MAPE is also a powerful benchmarking tool.

Rather than comparing your performance against other hotels – which can be difficult, given differences in property size, market and systems – you can compare against yourself. Tracking MAPE month by month or season by season shows whether your forecasting is becoming more accurate over time. A steadily improving MAPE is evidence that your strategies, data inputs and perhaps even your technology choices are paying off.

For larger properties with revenue management systems, it provides an independent check on whether the system’s models are delivering reliable results.

For smaller or independent hotels, where forecasting might still be done with spreadsheets or basic property management system (PMS) reports, MAPE offers a simple but effective way to measure and refine accuracy. 

The key is consistency: calculate MAPE regularly, track it the same way each time and use it to guide adjustments. In this way, MAPE turns into more than a number; it becomes a roadmap to stronger, more dependable forecasting.

Turn MAPE into a revenue management advantage

At its core, MAPE tells you how closely your forecasts match reality. But when you look beyond the number, it becomes a powerful tool for revenue management.

By understanding and improving MAPE, hotels can fine-tune their forecasts and use that accuracy to make sharper pricing and inventory decisions. If you know your forecasts are reliable, you can adjust rates confidently, open or close room types strategically, and manage restrictions without second-guessing.

MAPE also highlights where your revenue strategy may need work.

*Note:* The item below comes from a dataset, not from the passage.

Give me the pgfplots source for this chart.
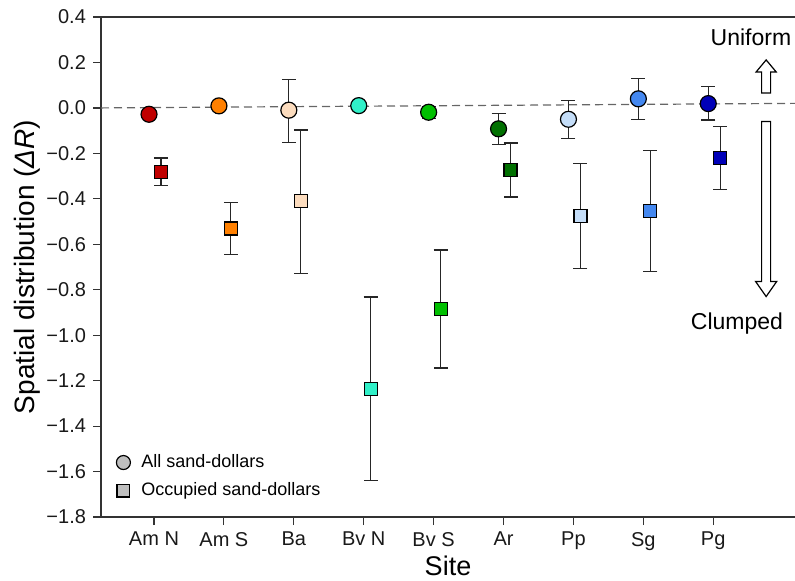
\documentclass[border=0pt]{standalone}
\usepackage{fontspec}
\setmainfont{Liberation Sans}
\usepackage{pgfplots}
\usepackage{pgfplotstable}
\pgfplotsset{compat=1.18}

\definecolor{cAmN}{HTML}{C00000}
\definecolor{cAmS}{HTML}{FF8000}
\definecolor{cBa}{HTML}{FCDCBE}
\definecolor{cBvN}{HTML}{30F0C8}
\definecolor{cBvS}{HTML}{00C000}
\definecolor{cAr}{HTML}{007000}
\definecolor{cPp}{HTML}{C4DDF8}
\definecolor{cSg}{HTML}{4488F0}
\definecolor{cPg}{HTML}{0000B8}
\definecolor{axisgray}{HTML}{333333}

% all sand-dollars (circles), x shifted left of the site tick
\pgfplotstableread{
x       y       ep     em     c
-0.071  -0.028  0      0      AmN
0.929   0.009   0      0      AmS
1.929   -0.010  0.136  0.141  Ba
2.929   0.010   0      0      BvN
3.929   -0.019  0.026  0.026  BvS
4.929   -0.092  0.067  0.068  Ar
5.929   -0.050  0.082  0.085  Pp
6.929   0.040   0.089  0.091  Sg
7.929   0.019   0.075  0.072  Pg
}\alltab

% occupied sand-dollars (squares), x shifted right of the site tick
\pgfplotstableread{
x       y       ep     em     c
0.100   -0.282  0.062  0.058  AmN
1.100   -0.531  0.116  0.114  AmS
2.100   -0.410  0.313  0.319  Ba
3.100   -1.238  0.406  0.403  BvN
4.100   -0.884  0.259  0.260  BvS
5.100   -0.273  0.119  0.119  Ar
6.100   -0.475  0.229  0.232  Pp
7.100   -0.452  0.266  0.267  Sg
8.100   -0.220  0.138  0.138  Pg
}\occtab

\pgfplotsset{
  siteclasses/.style={
    scatter, only marks, scatter src=explicit symbolic,
    scatter/classes={
      AmN={fill=cAmN,draw=black}, AmS={fill=cAmS,draw=black},
      Ba={fill=cBa,draw=black}, BvN={fill=cBvN,draw=black},
      BvS={fill=cBvS,draw=black}, Ar={fill=cAr,draw=black},
      Pp={fill=cPp,draw=black}, Sg={fill=cSg,draw=black},
      Pg={fill=cPg,draw=black}},
    mark options={line width=0.6pt},
    error bars/y dir=both, error bars/y explicit,
    error bars/error bar style={black!85, line width=0.6pt},
    error bars/error mark options={black!85, rotate=90, mark size=3.5pt, line width=0.6pt},
  },
}

\begin{document}
\begin{tikzpicture}
\useasboundingbox (-50.5pt,-31.5pt) rectangle (347pt,258.5pt);
\begin{axis}[
    width=347pt, height=250pt, scale only axis,
    xmin=-0.758, xmax=9.17,
    ymin=-1.8, ymax=0.4,
    axis x line*=box, axis y line*=left,
    axis line style={axisgray, line width=0.75pt},
    every tick/.style={axisgray, line width=0.6pt},
    tick align=outside, major tick length=4pt,
    xtick pos=bottom, ytick pos=left,
    xtick={0,1,...,8},
    xticklabels={Am N, Am S, Ba, Bv N, Bv S, Ar, Pp, Sg, Pg},
    ytick={-1.8,-1.6,-1.4,-1.2,-1.0,-0.8,-0.6,-0.4,-0.2,0,0.2,0.4},
    yticklabels={−1.8,−1.6,−1.4,−1.2,−1.0,−0.8,−0.6,−0.4,−0.2,0.0,0.2,0.4},
    ticklabel style={font=\fontsize{10}{12}\selectfont, text=black!90},
    xlabel={Site},
    ylabel={Spatial distribution (\textit{ΔR})},
    every axis x label/.style={at={(axis description cs:0.5,-0.098)}, anchor=center,
      font=\fontsize{13.5}{16}\selectfont},
    every axis y label/.style={at={(axis description cs:-0.1066,0.5)}, rotate=90, anchor=center,
      font=\fontsize{14}{17}\selectfont},
    legend style={at={(axis description cs:0.013,0.02)}, anchor=south west,
      draw=none, fill=none, font=\fontsize{9}{11}\selectfont,
      row sep=2pt},
    legend cell align=left,
    clip=false,
]
\addplot[siteclasses, mark=*, mark size=4pt, forget plot]
  table[x=x, y=y, y error plus=ep, y error minus=em, meta=c] {\alltab};
\addplot[siteclasses, mark=square*, mark size=3.25pt, forget plot]
  table[x=x, y=y, y error plus=ep, y error minus=em, meta=c] {\occtab};
\addplot[gray!80!black, dashed, dash pattern=on 4pt off 2.5pt, line width=0.6pt, forget plot]
  coordinates {(-0.758,0) (9.17,0.02)};

\addlegendimage{only marks, mark=*, mark size=3.5pt, mark options={fill=gray!50, draw=black, line width=0.6pt}}
\addlegendentry{\hspace*{3.5pt}All sand-dollars}
\addlegendimage{only marks, mark=square*, mark size=3.2pt, mark options={fill=gray!50, draw=black, line width=0.6pt}}
\addlegendentry{\hspace*{3.5pt}Occupied sand-dollars}

% Uniform / Clumped block arrows
\draw[black, line width=0.6pt, fill=white] ([xshift=-2.25pt]axis cs:8.757,0.066)
  -- ++(0pt,10.5pt) -- ++(-2.75pt,0pt) -- ++(5pt,6pt) -- ++(5pt,-6pt)
  -- ++(-2.75pt,0pt) -- ++(0pt,-10.5pt) -- cycle;
\draw[black, line width=0.6pt, fill=white] ([xshift=-2.25pt]axis cs:8.757,-0.060)
  -- ++(0pt,-80pt) -- ++(-3pt,0pt) -- ++(5.25pt,-7.5pt) -- ++(5.25pt,7.5pt)
  -- ++(-3pt,0pt) -- ++(0pt,80pt) -- cycle;
\node[font=\fontsize{11.5}{13}\selectfont] at (axis cs:8.54,0.312) {Uniform};
\node[font=\fontsize{11.5}{13}\selectfont] at (axis cs:8.34,-0.95) {Clumped};
\end{axis}
\end{tikzpicture}
\end{document}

For example, consistently high forecast errors at the weekend could indicate you’re underestimating event-driven demand – or perhaps overestimating leisure stays. In this way, MAPE isn’t just about accuracy for its own sake; it’s a window into how well your revenue tactics are aligned with the market.

For hoteliers of all sizes, especially independents, using MAPE as part of regular reporting can turn forecasting into a competitive edge. By steadily improving forecast accuracy, you lay the groundwork for stronger pricing, better resource allocation and ultimately higher profitability.